Esse sujeito faz malabarismos rudimentares e pede uns trocados no semáforo. A cada negativa, critica os burgueses que respiram o ar-condicionado em seus veículos. Em outro momento, Jean-Claude é abordado por um ex-aluno, Francis Vogner, também acadêmico de cinema. O velho homem parece ter largado a universidade para abraçar a liberdade de uma vida sem laços ou compromissos, em que basta o caminhar.

Com apenas R$ 15 mil de orçamento, Burlan cria uma espécie de tratado crítico sobre a estética da miséria por meio de um teórico que é justamente um crítico dessa estetização. O diretor usa a personagem de uma estudante universitária para reforçar essa problematização. Ela, a mando do professor, vai às ruas com um gravador para entrevistar alguns andarilhos — incluindo Jean-Claude.

Ao voltar para a sala de aula, vê-se angustiada ao notar que a tal compaixão pode ser um tanto cruel e egoísta. Essas pessoas livres são interrompidas em suas jornadas sem rumo para uma conversa. Elas se abrem, contam suas angústias e histórias. Depois, são excluídas do processo, nada é feito por elas. A não ser um texto que deverá ganhar prestígio pela “sensibilidade” de quem o escreveu.

Jean-Claude e Burlan remexem a hipocrisia que também faz parte de certo cinema – e jornalismo, por que não – brasileiro, tão interessado na pobreza para somente registrá-la, embalá-la e por meio dela afagar os corações dos bons burgueses.

“Fome” destila um poderoso discurso anti-“Estamira” e anti-Sebastião Salgado. Pois nada é mais pungente (e propositalmente irônico) que um intelectual europeu filmado em preto e branco nas ruas da maior metrópole brasileira.

Avaliação: Bom

Curtas da noite

Divulgação“Tarântula” (PR, 20min), de Aly Muritiba e Marja Calafange
Se “À Parte do Inferno”, projetado na quarta (16/9), exibia um horror suburbano, este “Tarântula” filia-se à tradição dos filmes de casa amaldiçoada. A ambientação é toda pensada nesse sentido, com um casarão de paredes descascadas, uma brisa outonal uivando lá fora e uma trama familiar que exala desconforto.

Criada pela mãe e pela irmã mais velha, uma garotinha perdeu uma das pernas. Sua melhor amiga, veja bem, é uma tarântula. Esse ar sinistro se condensa quando um caminhoneiro, namorado da mãe, lhe traz uma prótese. Ele também usa um braço postiço e pintado, digamos, folcloricamente de vermelho. A atmosfera de tensão se estabelece quando a irmã conta histórias do Curupira: ao que parece, ele voltará para pegar a outra perna da menina que, tal qual o Saci, não tem o membro direito.

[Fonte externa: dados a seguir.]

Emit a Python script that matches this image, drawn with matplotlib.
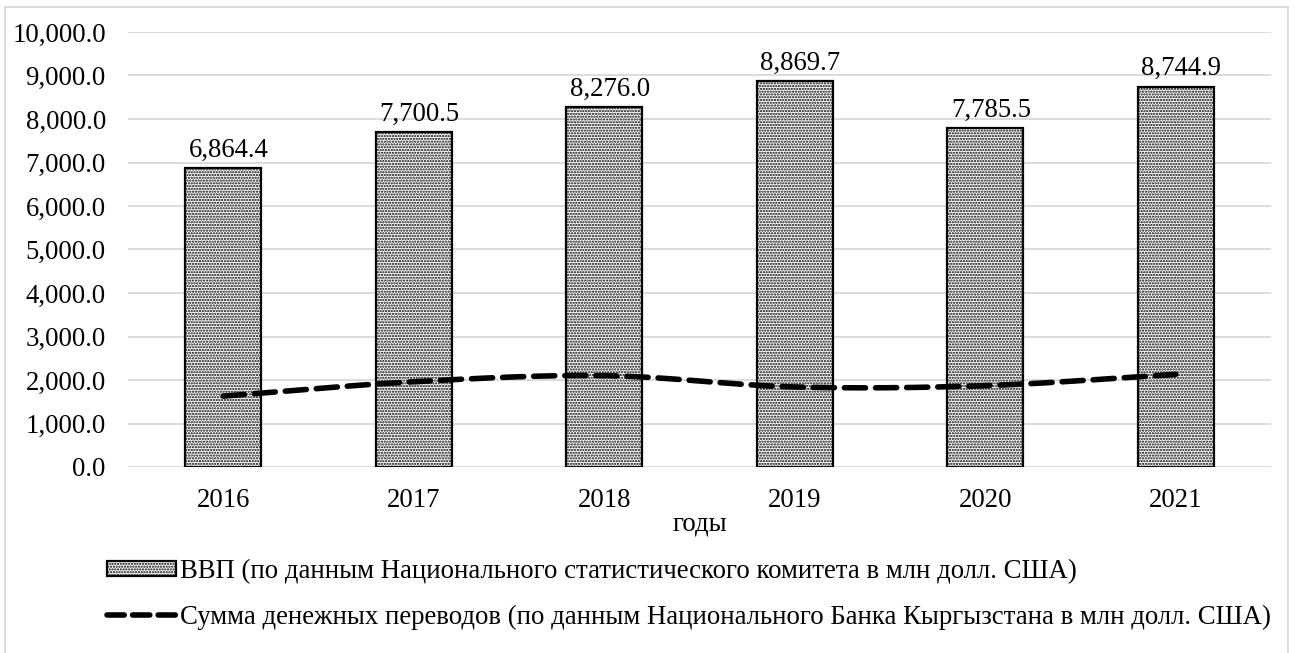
import numpy as np
import matplotlib
matplotlib.use("Agg")
from matplotlib import pyplot as plt
from matplotlib.lines import Line2D

# data
years = ["2016", "2017", "2018", "2019", "2020", "2021"]
gdp = [6864.4, 7700.5, 8276.0, 8869.7, 7785.5, 8744.9]
remit = [1630, 1960, 2100, 1840, 1870, 2130]

gdp_label = "ВВП (по данным Национального статистического комитета в млн долл. США)"
remit_label = "Сумма денежных переводов (по данным Национального Банка Кыргызстана в млн долл. США)"

plt.rcParams["font.family"] = ["Liberation Serif", "DejaVu Serif"]
plt.rcParams["hatch.linewidth"] = 1.1
fs = 19.3

fig = plt.figure(figsize=(12.95, 6.53), dpi=100)
ax = fig.add_axes([128/1295, 1-467/653, (1271-128)/1295, (467-32)/653])

x = np.arange(len(years))
bars = ax.bar(x, gdp, width=0.40, color="white", edgecolor="black",
              linewidth=1.6, hatch="......", label=gdp_label, zorder=2)
for b, v in zip(bars, gdp):
    ax.annotate(f"{v:,.1f}", (b.get_x() + b.get_width()/2, v), xytext=(4, 4),
                textcoords="offset points", ha="center", va="bottom", fontsize=fs)

# smoothed line like Excel (Catmull-Rom through the points, drawing only)
def smooth(xs, ys, n=30):
    xs = np.asarray(xs, float); ys = np.asarray(ys, float)
    px = np.concatenate([[2*xs[0]-xs[1]], xs, [2*xs[-1]-xs[-2]]])
    py = np.concatenate([[2*ys[0]-ys[1]], ys, [2*ys[-1]-ys[-2]]])
    ox, oy = [], []
    t = np.linspace(0, 1, n)
    for i in range(1, len(px)-2):
        for p, out in ((px, ox), (py, oy)):
            p0, p1, p2, p3 = p[i-1], p[i], p[i+1], p[i+2]
            out.extend(0.5*((2*p1) + (-p0+p2)*t + (2*p0-5*p1+4*p2-p3)*t**2 + (-p0+3*p1-3*p2+p3)*t**3))
    return ox, oy

sx, sy = smooth(x, remit)
ax.plot(sx, sy, color="black", linewidth=4.0, dashes=(3.8, 1.8),
        dash_capstyle="round", zorder=3)

ax.set_xlim(-0.5, len(years)-0.5)
ax.set_ylim(0, 10000)
ax.set_yticks(np.arange(0, 10001, 1000))
ax.set_yticklabels([f"{v:,.1f}" for v in np.arange(0, 10001, 1000)])
ax.set_xticks(x)
ax.set_xticklabels(years)
ax.tick_params(axis="y", length=0, pad=16, labelsize=fs)
ax.tick_params(axis="x", length=0, pad=15, labelsize=fs)
ax.grid(axis="y", color="#d9d9d9", linewidth=1.3, zorder=0)
ax.set_axisbelow(True)
for s in ax.spines.values():
    s.set_visible(False)

fig.text(700/1295, 1-530/653, "годы", ha="center", va="baseline", fontsize=fs)

handles = [bars, Line2D([0], [0], color="black", linewidth=4.0, dashes=(3.1, 1.5),
                        dash_capstyle="round")]
fig.legend(handles, [gdp_label, remit_label], loc="upper left",
           bbox_to_anchor=(96/1295, 1-548/653), frameon=False, fontsize=fs,
           handlelength=2.6, handleheight=0.5, handletextpad=0.15,
           labelspacing=0.78, borderaxespad=0)

# outer chart border
bc = "#d9d9d9"
fig.add_artist(Line2D([5/1295, 5/1295], [0, 1-7/653], color=bc, linewidth=1.3))
fig.add_artist(Line2D([5/1295, 1288/1295], [1-7/653, 1-7/653], color=bc, linewidth=1.3))
fig.add_artist(Line2D([1288/1295, 1288/1295], [0, 1-7/653], color=bc, linewidth=1.3))

fig.savefig("out.png", dpi=100)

“Tarântula” sussurra tensão a cada plano: da garotinha subindo a escada de costas, numa cena que gela a espinha ao referenciar “O Exorcista”, às composições visuais sutis, inundadas de crucifixos e bonequinhos amputados.

Avaliação: Bom

Divulgação“Rapsódia para o Homem Negro” (MG, 24min), de Gabriel Martins
Odé, um jovem negro, acorda sobressaltado de um pesadelo. E vê seu irmão morto, baleado. Tal qual o guerreiro na mitologia dos orixás, ele se prepara para se tornar uma espécie de vingador. “Rapsódia” não se desgarra de certas questões atuais, sobretudo raça, religiosidade afrobrasileira e as violentas ocupações urbanas que tratam as populações mais pobres como cães errantes.

A esperta solução dramática encontrada por Gabriel é largar a introdução de fundo documental e emoldurar a revolta de Odé como uma sequência de filme de ação. Seminu, ele caminha na direção de um edifício levando arco e flecha. Lá, trabalham engravatados que manipulam maquetes e planejam higienizar a cidade por meio de prédios modernos e imponentes. Ao menos na ficção, o empresariado mal sabe o que o espera.